Task input:
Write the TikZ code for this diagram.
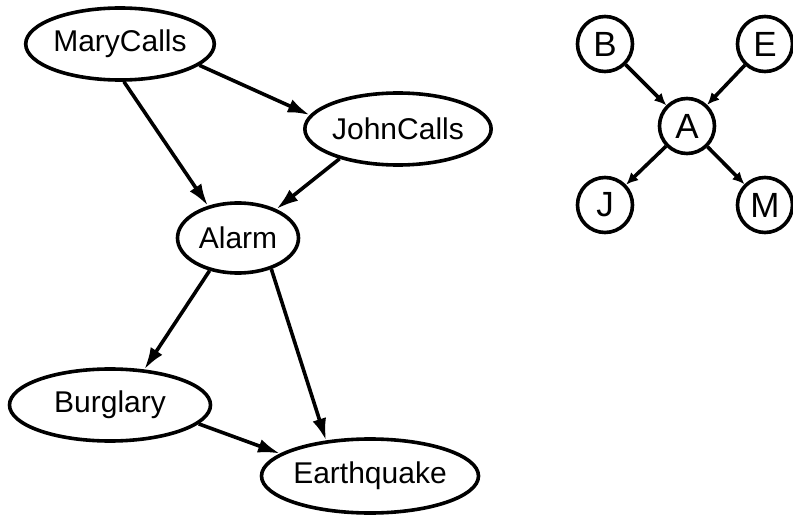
==
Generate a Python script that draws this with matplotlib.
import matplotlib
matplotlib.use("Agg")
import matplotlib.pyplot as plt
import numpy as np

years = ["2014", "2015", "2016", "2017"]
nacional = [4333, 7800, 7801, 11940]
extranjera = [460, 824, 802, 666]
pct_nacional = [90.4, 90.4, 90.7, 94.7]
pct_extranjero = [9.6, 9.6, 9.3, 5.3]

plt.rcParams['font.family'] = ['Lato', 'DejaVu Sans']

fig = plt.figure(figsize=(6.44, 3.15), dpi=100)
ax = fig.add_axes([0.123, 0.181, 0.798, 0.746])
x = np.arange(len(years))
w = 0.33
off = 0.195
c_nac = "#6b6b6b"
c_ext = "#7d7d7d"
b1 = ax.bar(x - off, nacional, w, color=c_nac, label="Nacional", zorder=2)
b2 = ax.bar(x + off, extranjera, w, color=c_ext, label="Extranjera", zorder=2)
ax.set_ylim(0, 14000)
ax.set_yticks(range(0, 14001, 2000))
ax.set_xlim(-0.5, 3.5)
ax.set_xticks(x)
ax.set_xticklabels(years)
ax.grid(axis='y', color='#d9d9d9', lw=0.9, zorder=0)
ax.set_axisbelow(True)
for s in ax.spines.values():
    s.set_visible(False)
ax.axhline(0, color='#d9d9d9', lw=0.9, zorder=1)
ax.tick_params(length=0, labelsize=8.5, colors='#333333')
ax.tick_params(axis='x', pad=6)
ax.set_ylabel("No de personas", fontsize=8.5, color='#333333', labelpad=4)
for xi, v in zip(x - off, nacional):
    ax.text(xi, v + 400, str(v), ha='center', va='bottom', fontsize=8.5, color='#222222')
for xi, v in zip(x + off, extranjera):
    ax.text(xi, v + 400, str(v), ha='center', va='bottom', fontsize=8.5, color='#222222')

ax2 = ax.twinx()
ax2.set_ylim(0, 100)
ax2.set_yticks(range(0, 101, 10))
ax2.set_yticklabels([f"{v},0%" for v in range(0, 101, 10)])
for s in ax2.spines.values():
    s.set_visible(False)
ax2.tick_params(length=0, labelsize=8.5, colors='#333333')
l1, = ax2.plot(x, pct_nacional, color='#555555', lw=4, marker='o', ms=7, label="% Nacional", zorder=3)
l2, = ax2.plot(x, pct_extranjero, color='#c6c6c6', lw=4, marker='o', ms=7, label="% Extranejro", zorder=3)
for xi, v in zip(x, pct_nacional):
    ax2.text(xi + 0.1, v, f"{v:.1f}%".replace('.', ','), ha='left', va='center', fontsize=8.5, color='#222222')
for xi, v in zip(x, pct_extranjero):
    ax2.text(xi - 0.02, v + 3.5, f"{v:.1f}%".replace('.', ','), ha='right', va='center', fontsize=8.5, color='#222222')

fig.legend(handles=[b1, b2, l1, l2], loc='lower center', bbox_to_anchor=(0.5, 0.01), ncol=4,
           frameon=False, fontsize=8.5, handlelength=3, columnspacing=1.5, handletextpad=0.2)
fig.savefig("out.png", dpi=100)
* * *
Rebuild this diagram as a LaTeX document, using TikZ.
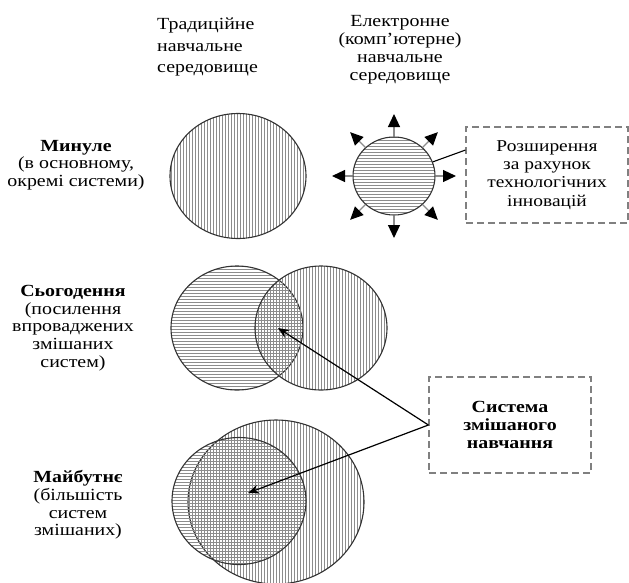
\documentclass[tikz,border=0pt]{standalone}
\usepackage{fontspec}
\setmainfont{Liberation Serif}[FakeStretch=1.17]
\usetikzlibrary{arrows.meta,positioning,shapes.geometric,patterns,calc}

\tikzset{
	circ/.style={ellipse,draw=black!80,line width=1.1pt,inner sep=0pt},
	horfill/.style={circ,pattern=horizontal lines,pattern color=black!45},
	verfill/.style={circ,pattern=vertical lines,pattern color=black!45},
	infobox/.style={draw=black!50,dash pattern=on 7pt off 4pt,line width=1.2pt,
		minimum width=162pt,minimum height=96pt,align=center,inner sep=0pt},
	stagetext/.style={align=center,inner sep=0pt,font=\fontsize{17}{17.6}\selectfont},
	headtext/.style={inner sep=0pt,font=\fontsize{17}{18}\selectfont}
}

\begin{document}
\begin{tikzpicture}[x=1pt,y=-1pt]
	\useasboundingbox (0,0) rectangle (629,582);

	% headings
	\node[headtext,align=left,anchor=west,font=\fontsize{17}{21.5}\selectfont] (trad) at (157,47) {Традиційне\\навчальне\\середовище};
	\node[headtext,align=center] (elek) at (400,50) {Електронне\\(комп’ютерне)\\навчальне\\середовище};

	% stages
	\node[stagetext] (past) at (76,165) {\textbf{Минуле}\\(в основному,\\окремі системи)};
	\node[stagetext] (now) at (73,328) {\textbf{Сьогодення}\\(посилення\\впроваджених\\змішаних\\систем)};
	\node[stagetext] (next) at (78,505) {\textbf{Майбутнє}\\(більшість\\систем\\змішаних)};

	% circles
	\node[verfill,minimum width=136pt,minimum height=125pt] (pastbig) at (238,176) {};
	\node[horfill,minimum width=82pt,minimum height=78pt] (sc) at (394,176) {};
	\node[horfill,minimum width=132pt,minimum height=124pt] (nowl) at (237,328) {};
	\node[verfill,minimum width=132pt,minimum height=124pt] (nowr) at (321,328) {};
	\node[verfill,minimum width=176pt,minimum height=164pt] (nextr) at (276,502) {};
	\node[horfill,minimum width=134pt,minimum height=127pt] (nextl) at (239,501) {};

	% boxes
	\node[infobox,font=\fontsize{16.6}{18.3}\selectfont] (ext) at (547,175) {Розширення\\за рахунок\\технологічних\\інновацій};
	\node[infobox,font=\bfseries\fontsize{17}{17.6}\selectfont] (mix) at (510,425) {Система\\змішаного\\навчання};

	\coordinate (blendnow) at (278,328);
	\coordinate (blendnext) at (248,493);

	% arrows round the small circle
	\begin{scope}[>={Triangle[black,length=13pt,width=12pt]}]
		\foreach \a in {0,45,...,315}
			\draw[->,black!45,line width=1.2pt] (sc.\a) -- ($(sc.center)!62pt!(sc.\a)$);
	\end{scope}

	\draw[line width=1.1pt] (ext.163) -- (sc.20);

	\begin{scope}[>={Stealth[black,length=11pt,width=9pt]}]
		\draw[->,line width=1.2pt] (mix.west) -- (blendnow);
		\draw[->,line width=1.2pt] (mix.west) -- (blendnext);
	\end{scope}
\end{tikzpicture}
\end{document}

What to produce: Give only the number of lines in the material above where the string "this" appears.

Result below: 3